As we left the shrine, the Sherpas made me understand that all eight of us should leave Gorak Shep soon.  Should the snow return we might not be able to get out at all.  Since I was already wet, I started down the Khumbu Glacier, following escaping deer tracks through the snow because the cairns were covered and hidden, the others following my trail through the moraine, the wind and storm returning in fury, cloaking us with snow.  Karen tells that we two Americans and Duche sheltered at the yak hut at Lobuche, but the Swiss, without ever viewing Everest, sadly descended, led downslope to safety by the Sherpas.  Two days later, our twelfth day on the Khumbu trail, the Pied Piper, Karen and I, we three together, enjoying Duche’s harmonica, returned to a Gorak Shep aglow in sunshine, into a place we Americans had never seen under blue skies.  That night, at 18,500 feet, perched atop Kala Patthar, an enormous black boulder facing Everest, under twinkling stars we watched the glowing snowfield sparkle as the full moon rose through the South Col, and Karen sketched that special moment.

Karen sketched that special moment

Back in Kathmandu I attempted to get information about the American climber, to tell the family what had happened and to send a photo, but I left unsuccessful.  We had been traveling overland for eight years when we arrived at Gorak Shep, and still more years traveled by, and new walks seized my attention.  But then came the 2014 avalanche at Everest to remind me again of Khumbu.  I searched the InterNet and easily found the name of the climber I sought, along with the names of his two sons.  I located this address for Taras, and I trust that I have reached him.

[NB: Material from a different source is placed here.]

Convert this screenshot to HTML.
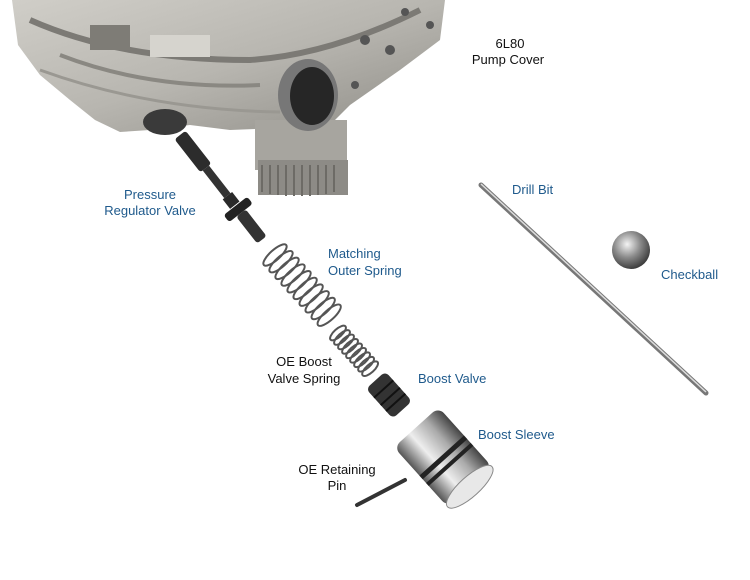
<!DOCTYPE html>
<html><head><meta charset="utf-8"><style>
html,body{margin:0;padding:0;background:#fff;}
svg{display:block}
text{font-family:"Liberation Sans",Arial,sans-serif;font-size:13px}
.b{fill:#1f5a8c}.k{fill:#111}
</style></head><body>
<svg width="750" height="580" viewBox="0 0 750 580" xmlns="http://www.w3.org/2000/svg">
<defs>
<linearGradient id="al" x1="0" y1="0" x2="1" y2="1">
<stop offset="0" stop-color="#d0cec8"/><stop offset="0.5" stop-color="#b8b6b0"/><stop offset="1" stop-color="#8e8c86"/></linearGradient>
<linearGradient id="met" x1="0" y1="0" x2="1" y2="0">
<stop offset="0" stop-color="#555"/><stop offset="0.35" stop-color="#eee"/><stop offset="0.7" stop-color="#aaa"/><stop offset="1" stop-color="#444"/></linearGradient>
<radialGradient id="ball" cx="0.4" cy="0.35" r="0.7">
<stop offset="0" stop-color="#f4f4f4"/><stop offset="0.5" stop-color="#8a8a8a"/><stop offset="1" stop-color="#333"/></radialGradient>
</defs>
<!-- pump cover -->
<path d="M12,0 L445,0 L440,40 L400,70 L350,105 L330,125 L280,128 L230,130 L190,125 L150,130 L120,132 L95,120 L70,100 L40,75 L18,45 Z" fill="url(#al)"/>
<path d="M30,20 Q120,60 250,60 Q330,55 420,10" stroke="#7c7a75" stroke-width="6" fill="none"/>
<path d="M60,55 Q150,90 260,85" stroke="#8a8882" stroke-width="4" fill="none"/>
<path d="M40,70 Q150,110 280,112" stroke="#9a9892" stroke-width="3" fill="none"/>
<rect x="90" y="25" width="40" height="25" fill="#7e7c76"/>
<rect x="150" y="35" width="60" height="22" fill="#d6d4ce"/>
<circle cx="365" cy="40" r="5" fill="#555"/><circle cx="390" cy="50" r="5" fill="#555"/><circle cx="405" cy="12" r="4" fill="#555"/><circle cx="430" cy="25" r="4" fill="#555"/><circle cx="355" cy="85" r="4" fill="#555"/>
<ellipse cx="165" cy="122" rx="22" ry="13" fill="#3a3a3a"/>
<!-- hub -->
<rect x="255" y="120" width="92" height="50" fill="#a7a59f"/>
<rect x="258" y="160" width="90" height="35" fill="#8d8b86"/>
<path d="M262,165 L262,192 M270,165 L270,194 M278,165 L278,195 M286,165 L286,196 M294,165 L294,196 M302,165 L302,196 M310,165 L310,196 M318,165 L318,195 M326,165 L326,194 M334,165 L334,192" stroke="#6d6b66" stroke-width="2"/>
<ellipse cx="308" cy="95" rx="30" ry="36" fill="#777"/>
<ellipse cx="312" cy="96" rx="22" ry="29" fill="#262626"/>
<!-- pressure regulator valve -->
<g transform="translate(180,135) rotate(-38)">
<rect x="-7" y="0" width="14" height="42" rx="3" fill="#2c2c2c"/>
<rect x="-4" y="42" width="8" height="35" fill="#333"/>
<rect x="-6" y="77" width="12" height="12" fill="#2a2a2a"/>
<rect x="-15" y="90" width="30" height="9" rx="3" fill="#222"/>
<rect x="-6" y="99" width="12" height="34" rx="3" fill="#333"/>
</g>
<!-- outer spring -->
<g transform="translate(275,255) rotate(-42)" stroke="#555" stroke-width="2" fill="none">
<ellipse cx="0" cy="0" rx="15" ry="5"/><ellipse cx="0" cy="9" rx="15" ry="5"/><ellipse cx="0" cy="18" rx="15" ry="5"/><ellipse cx="0" cy="27" rx="15" ry="5"/><ellipse cx="0" cy="36" rx="15" ry="5"/><ellipse cx="0" cy="45" rx="15" ry="5"/><ellipse cx="0" cy="54" rx="15" ry="5"/><ellipse cx="0" cy="63" rx="15" ry="5"/><ellipse cx="0" cy="72" rx="15" ry="5"/><ellipse cx="0" cy="81" rx="15" ry="5"/>
</g>
<!-- inner spring -->
<g transform="translate(338,333) rotate(-42)" stroke="#555" stroke-width="2" fill="none">
<ellipse cx="0" cy="0" rx="10" ry="4"/><ellipse cx="0" cy="6" rx="10" ry="4"/><ellipse cx="0" cy="12" rx="10" ry="4"/><ellipse cx="0" cy="18" rx="10" ry="4"/><ellipse cx="0" cy="24" rx="10" ry="4"/><ellipse cx="0" cy="30" rx="10" ry="4"/><ellipse cx="0" cy="36" rx="10" ry="4"/><ellipse cx="0" cy="42" rx="10" ry="4"/><ellipse cx="0" cy="48" rx="10" ry="4"/>
</g>
<!-- boost valve -->
<g transform="translate(389,395) rotate(-42)">
<rect x="-13" y="-20" width="26" height="40" rx="5" fill="#333"/>
<path d="M-13,-8 H13 M-13,2 H13 M-13,10 H13" stroke="#111" stroke-width="2"/>
</g>
<!-- boost sleeve -->
<g transform="translate(443,457) rotate(-42)">
<rect x="-30" y="-40" width="60" height="80" rx="8" fill="url(#met)"/>
<rect x="-30" y="-2" width="60" height="5" fill="#222"/>
<rect x="-30" y="8" width="60" height="4" fill="#222"/>
<ellipse cx="0" cy="40" rx="30" ry="10" fill="#e8e8e8" stroke="#888"/>
</g>
<!-- retaining pin -->
<line x1="357" y1="505" x2="405" y2="480" stroke="#333" stroke-width="4" stroke-linecap="round"/>
<!-- drill bit -->
<line x1="481" y1="185" x2="706" y2="393" stroke="#777" stroke-width="5" stroke-linecap="round"/>
<line x1="481" y1="184" x2="706" y2="392" stroke="#ddd" stroke-width="1.5"/>
<!-- checkball -->
<circle cx="631" cy="250" r="19" fill="url(#ball)"/>
<!-- labels -->
<text x="510" y="48" class="k" text-anchor="middle">6L80</text>
<text x="508" y="64" class="k" text-anchor="middle">Pump Cover</text>
<text x="150" y="199" class="b" text-anchor="middle">Pressure</text>
<text x="150" y="215" class="b" text-anchor="middle">Regulator Valve</text>
<text x="328" y="258" class="b">Matching</text>
<text x="328" y="275" class="b">Outer Spring</text>
<text x="512" y="194" class="b">Drill Bit</text>
<text x="661" y="279" class="b">Checkball</text>
<text x="304" y="366" class="k" text-anchor="middle">OE Boost</text>
<text x="304" y="383" class="k" text-anchor="middle">Valve Spring</text>
<text x="418" y="383" class="b">Boost Valve</text>
<text x="478" y="439" class="b">Boost Sleeve</text>
<text x="337" y="474" class="k" text-anchor="middle">OE Retaining</text>
<text x="337" y="490" class="k" text-anchor="middle">Pin</text>
</svg>
</body></html>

Karen dug out her journal from the walk and I made images of her very personal pages that no one but you should ever see.  I found the slide of that raw moment captured at Khumbu and sent it to a photographer who converted the transparency to a digital format.  All these images are attached.

Now suddenly and without notice you receive this gift.  The picture, taken as we built the shrine, is the sole photograph of the memorial service to your father at Mt. Everest.  For you and me, I am smiling to at last deliver it to you.  Please accept these treasures in the good spirit with which they were gifted.  Namaste, Taras.

Sherpas on way to build shrine
Sherpas building shrine
Everest on left and Nuptse on right. View from Kala Patthar
Nuptse. View from Kala Patthar
Gorak Shep 1979
Karen Leaving Khumbu
Days and months are the travelers of eternity. So are the years that pass by… I myself have been tempted for a long time by the cloud-moving wind-filled with a strong desire to wander…I walked through mists and clouds breathing the thin air of high altitudes and stepping on slippery ice and snow, ’till at last through a gateway of clouds, as it seemed, to the very paths of the sun and moon I reached the summit, completely out of breath and nearly frozen to death. Presently, the sun went down and the moon rose glistening in the sky. BASHO. The Narrow Road to the Deep North. And it was Quality!